Game Design, Programming and running a one-man games business…

The scary first day

Unless you didn’t already know, we released Political Animals yesterday around 5PM GMT, its been out less than a day, its a fun, surprisingly deep election strategy game, with a website here. here is the trailer.

Right then…so how was launch?

Game launches are always terrifying. You press the big LAUNCH button, then you sit and watch a spinny cursor hoping there won’t be an error, then you immediately alt-tab to the steam sales stats page and furiously bash the F5 Refresh key like a sex-crazed chimpanzee trying to get his hands on a hareem of supermodel lady chimpanzees. Ok, maybe that was a weird metaphor, but hey…animals.

Trust me, all game developers are obsessed with knowing how many copies they sold. Its not a greed or money thing, its a panic thing. Panic that you may have bombed. panic (in the days of steam spy) that everyone can see you have bombed. Panic that ex co-workers will feel smug that you made the wrong decision to walk out of that cushy office job, sleepwalking into the scary uncertain future of sitting at home in your underwear eating crisps and typing C++ at 4AM each night. Panic. Panic.


There are a number of thresholds in getting obsessed with checking sales figures for a newly released game. here they are, in order of occurrence.

  • The fear that no copies will sell. That the sales figure will stay at zero forever, until your game is erased from history by a future maintenance script cleaning up ‘irrelevant unvisited store pages from the year 2016AD’ in the far future.
  • The fear that although some copies have sold, they are all friends and family.
  • The fear that although a bunch of copies have sold, there is no way its enough to cover the bank fees on translating that pitiful sum to your home currency.
  • The fear that although thats a good few thousand dollars, you spent way more than that making the game.
  • The fear that although you are about to break even, its still going to be obvious that you would have earned a better salary flipping burgers.
  • The fear that although thats actually not a bad salary at all, you have to pay corp tax, your own pension contributions yada yada, so its nothing to get excited about.
  • The fear that even though its now a fuckton of money, because you are a US citizen, its still not enough to afford decent healthcare.
  • The fear that although this has done very nicely thank-you, you know it was a one hit wonder and you will still be penniless in a few years eating the remains of donuts from trash cans and muttering ‘i was a game developer once’ at terrified pedestrians.

So yeah, the fear of sales figures never goes away. Try not to worry about it. Unless you are coding your game from Mogadishu and there are guns at your head unless you hit sales targets, it will all be ok. Anyone with the technical skills to make a video game isn’t going to starve to death, and having created a game that got released and people enjoyed is a wondrous thing you will never forget.

So I keep telling myself :D



2 thoughts on The scary first day

  1. Congrats and good luck on the launch!

    Did you worry any about the naming conflict with the 2012 miniseries? Not that it was hugely popular or long lived, but still there might be some at least temporary issues with the SEO and all. Then again, I can’t imagine a better name for this one.
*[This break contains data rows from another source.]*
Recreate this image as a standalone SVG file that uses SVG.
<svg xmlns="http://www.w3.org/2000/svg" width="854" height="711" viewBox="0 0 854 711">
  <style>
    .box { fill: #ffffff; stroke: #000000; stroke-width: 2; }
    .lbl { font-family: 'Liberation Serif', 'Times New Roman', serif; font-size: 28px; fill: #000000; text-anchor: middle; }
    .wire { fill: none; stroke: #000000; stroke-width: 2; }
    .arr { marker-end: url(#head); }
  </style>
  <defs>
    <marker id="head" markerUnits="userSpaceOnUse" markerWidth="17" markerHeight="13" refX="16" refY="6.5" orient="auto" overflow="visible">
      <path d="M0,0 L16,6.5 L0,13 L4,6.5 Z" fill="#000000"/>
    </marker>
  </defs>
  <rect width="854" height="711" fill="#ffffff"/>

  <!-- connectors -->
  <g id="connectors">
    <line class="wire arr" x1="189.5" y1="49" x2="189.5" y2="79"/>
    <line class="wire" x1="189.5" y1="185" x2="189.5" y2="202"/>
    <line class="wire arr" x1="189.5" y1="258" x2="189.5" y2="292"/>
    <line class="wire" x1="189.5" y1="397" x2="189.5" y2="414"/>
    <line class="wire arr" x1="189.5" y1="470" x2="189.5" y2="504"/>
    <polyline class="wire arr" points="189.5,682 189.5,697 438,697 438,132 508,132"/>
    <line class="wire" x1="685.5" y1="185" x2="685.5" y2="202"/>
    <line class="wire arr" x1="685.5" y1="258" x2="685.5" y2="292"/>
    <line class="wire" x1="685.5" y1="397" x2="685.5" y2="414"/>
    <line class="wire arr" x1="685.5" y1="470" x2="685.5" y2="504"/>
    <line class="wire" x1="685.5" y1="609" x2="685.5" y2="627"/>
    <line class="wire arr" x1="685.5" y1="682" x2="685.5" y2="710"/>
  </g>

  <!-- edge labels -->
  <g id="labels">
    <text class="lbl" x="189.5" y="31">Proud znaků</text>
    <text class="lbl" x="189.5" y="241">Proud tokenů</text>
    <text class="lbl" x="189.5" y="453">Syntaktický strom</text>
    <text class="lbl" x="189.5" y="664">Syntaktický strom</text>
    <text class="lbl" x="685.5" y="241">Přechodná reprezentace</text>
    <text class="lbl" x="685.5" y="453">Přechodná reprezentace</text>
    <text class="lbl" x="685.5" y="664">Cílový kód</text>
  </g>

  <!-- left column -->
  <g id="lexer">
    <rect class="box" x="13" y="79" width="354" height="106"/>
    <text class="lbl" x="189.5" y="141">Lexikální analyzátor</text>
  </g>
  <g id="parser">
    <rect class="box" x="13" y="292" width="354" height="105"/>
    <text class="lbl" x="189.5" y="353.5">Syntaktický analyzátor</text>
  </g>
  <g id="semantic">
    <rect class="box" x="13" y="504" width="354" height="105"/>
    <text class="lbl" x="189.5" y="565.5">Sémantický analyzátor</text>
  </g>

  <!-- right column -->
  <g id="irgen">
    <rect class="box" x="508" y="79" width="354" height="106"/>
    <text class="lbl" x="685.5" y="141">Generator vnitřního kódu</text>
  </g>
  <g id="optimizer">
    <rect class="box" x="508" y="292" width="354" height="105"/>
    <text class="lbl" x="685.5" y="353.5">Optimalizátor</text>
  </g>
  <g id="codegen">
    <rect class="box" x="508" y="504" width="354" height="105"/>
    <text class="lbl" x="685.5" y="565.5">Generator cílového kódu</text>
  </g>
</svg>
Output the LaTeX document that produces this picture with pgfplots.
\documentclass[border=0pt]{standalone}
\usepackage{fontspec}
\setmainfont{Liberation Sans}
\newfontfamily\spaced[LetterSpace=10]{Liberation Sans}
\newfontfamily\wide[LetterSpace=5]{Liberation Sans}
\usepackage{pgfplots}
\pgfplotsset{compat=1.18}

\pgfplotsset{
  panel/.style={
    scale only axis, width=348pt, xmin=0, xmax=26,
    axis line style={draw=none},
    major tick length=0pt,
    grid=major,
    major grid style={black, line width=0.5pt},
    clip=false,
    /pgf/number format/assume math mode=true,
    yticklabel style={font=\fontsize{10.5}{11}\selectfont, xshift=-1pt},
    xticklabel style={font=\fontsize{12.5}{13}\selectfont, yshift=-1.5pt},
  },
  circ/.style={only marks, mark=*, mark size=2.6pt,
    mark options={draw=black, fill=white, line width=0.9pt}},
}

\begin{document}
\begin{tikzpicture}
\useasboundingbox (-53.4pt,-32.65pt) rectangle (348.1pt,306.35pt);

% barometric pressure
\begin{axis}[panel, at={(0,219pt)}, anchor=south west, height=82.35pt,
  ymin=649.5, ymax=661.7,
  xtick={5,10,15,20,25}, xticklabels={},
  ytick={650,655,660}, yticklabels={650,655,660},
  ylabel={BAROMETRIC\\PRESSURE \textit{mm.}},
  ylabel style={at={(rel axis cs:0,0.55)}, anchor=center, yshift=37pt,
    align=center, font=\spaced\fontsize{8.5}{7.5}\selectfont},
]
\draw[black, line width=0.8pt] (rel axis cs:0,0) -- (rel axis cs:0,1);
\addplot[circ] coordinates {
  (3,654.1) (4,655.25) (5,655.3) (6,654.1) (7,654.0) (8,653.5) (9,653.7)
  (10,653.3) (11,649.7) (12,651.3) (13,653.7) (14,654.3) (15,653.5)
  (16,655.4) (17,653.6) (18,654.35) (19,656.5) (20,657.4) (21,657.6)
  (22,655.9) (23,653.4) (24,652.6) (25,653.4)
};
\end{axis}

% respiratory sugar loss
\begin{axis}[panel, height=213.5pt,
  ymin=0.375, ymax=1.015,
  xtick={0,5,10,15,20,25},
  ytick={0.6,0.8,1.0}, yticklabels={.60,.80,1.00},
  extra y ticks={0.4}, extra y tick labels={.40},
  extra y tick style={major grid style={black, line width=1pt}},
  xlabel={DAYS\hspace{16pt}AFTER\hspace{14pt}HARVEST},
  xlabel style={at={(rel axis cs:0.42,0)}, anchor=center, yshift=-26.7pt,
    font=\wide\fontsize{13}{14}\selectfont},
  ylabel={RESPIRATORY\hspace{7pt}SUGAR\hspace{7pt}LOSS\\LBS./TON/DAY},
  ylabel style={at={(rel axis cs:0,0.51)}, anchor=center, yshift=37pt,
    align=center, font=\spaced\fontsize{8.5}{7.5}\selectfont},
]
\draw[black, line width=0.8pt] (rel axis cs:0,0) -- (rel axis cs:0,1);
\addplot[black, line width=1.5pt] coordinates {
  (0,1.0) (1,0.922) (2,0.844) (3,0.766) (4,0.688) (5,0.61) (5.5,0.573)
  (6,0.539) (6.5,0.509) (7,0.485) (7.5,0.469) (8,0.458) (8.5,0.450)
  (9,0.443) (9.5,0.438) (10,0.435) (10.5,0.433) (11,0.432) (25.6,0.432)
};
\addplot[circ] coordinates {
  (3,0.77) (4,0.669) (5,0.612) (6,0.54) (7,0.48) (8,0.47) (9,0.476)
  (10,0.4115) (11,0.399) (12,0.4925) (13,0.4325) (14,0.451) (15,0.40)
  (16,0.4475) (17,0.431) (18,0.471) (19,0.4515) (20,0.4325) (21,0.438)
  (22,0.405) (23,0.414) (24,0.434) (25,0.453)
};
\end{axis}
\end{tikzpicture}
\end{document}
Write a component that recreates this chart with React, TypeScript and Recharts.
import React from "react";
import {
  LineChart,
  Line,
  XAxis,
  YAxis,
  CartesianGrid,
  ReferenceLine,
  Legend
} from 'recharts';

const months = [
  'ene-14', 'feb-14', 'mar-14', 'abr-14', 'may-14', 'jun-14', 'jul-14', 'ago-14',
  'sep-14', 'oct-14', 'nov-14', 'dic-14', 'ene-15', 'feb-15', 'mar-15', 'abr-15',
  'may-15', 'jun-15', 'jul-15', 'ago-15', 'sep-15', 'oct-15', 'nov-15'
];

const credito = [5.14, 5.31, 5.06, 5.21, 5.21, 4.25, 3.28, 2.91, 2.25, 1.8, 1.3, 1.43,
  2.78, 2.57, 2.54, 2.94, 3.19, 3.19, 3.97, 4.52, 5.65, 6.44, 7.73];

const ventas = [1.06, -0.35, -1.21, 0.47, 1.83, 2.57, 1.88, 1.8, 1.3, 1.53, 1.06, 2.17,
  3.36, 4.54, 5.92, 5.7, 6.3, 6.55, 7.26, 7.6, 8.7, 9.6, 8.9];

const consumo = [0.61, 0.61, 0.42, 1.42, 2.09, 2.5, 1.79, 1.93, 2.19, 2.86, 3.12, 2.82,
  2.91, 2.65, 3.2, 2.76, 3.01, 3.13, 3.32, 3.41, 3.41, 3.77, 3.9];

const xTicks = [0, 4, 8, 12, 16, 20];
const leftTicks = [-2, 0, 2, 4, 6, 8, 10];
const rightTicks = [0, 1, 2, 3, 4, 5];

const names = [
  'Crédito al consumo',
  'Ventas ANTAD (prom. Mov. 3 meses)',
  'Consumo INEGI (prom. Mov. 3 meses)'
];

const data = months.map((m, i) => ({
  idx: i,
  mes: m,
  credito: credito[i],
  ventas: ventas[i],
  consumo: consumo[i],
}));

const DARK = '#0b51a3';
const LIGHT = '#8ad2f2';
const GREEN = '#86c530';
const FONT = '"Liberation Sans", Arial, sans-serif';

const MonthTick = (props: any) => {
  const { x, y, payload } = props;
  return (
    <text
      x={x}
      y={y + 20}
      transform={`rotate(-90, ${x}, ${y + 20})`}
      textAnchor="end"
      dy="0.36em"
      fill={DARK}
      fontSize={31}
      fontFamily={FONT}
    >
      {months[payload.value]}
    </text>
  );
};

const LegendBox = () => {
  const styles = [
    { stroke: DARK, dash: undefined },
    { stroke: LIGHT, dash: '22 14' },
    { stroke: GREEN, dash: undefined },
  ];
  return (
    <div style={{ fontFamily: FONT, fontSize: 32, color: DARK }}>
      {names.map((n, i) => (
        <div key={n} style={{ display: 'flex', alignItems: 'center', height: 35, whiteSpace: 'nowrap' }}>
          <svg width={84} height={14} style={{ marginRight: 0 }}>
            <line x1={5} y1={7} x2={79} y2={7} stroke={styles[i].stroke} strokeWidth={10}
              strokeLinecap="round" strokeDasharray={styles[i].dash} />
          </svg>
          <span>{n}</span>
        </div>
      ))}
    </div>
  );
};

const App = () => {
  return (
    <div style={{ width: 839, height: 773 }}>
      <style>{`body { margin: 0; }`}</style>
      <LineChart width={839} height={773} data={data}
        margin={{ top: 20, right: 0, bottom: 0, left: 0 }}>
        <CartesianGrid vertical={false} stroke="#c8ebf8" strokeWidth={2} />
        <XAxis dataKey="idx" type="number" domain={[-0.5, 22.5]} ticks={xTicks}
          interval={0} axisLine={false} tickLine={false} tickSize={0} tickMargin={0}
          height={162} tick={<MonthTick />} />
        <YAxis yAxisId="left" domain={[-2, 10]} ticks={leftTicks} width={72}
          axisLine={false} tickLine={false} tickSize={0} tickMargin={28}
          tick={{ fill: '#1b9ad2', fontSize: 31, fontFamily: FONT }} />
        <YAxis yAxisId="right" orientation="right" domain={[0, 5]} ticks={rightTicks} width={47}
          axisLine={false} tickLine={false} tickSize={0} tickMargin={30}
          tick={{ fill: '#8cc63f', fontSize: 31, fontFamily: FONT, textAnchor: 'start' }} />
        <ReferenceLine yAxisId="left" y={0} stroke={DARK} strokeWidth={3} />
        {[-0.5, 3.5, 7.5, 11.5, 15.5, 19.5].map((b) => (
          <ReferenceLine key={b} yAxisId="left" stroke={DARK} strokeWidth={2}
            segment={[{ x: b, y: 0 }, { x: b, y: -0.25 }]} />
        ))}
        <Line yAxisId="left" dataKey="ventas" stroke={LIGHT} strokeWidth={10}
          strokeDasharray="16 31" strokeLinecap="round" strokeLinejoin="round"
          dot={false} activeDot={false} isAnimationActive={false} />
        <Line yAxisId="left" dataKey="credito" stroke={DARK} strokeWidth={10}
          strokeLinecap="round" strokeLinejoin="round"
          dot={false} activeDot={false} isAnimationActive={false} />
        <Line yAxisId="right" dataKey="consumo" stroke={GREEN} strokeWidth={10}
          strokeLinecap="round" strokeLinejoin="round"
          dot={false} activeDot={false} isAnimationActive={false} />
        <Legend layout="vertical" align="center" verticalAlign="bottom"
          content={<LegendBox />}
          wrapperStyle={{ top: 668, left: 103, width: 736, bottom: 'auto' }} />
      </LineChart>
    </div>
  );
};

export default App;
    I’m also curious if you have any specific thoughts on the recent Steam review changes having had launched a lot of games in the past. As I’m sure you’re quite aware, I hit the Steam page and see Mixed immediately, which I think would be a “Mostly Positive” or “Positive” if you had released just a couple months ago. I released a game last week and have 5 positive reviews that “don’t count.”

    1. The reviews thing is a pain, because hardly ANYONE leaves them. If steam just popped up and gave you even $0.01 in your steam wallet for the first 5 reviews you left a month (random idea) we would get a lot more opinions and thus a more sensible system, but as it is, those who love the game keep playing, those who don’t, quit and leave bad reviews.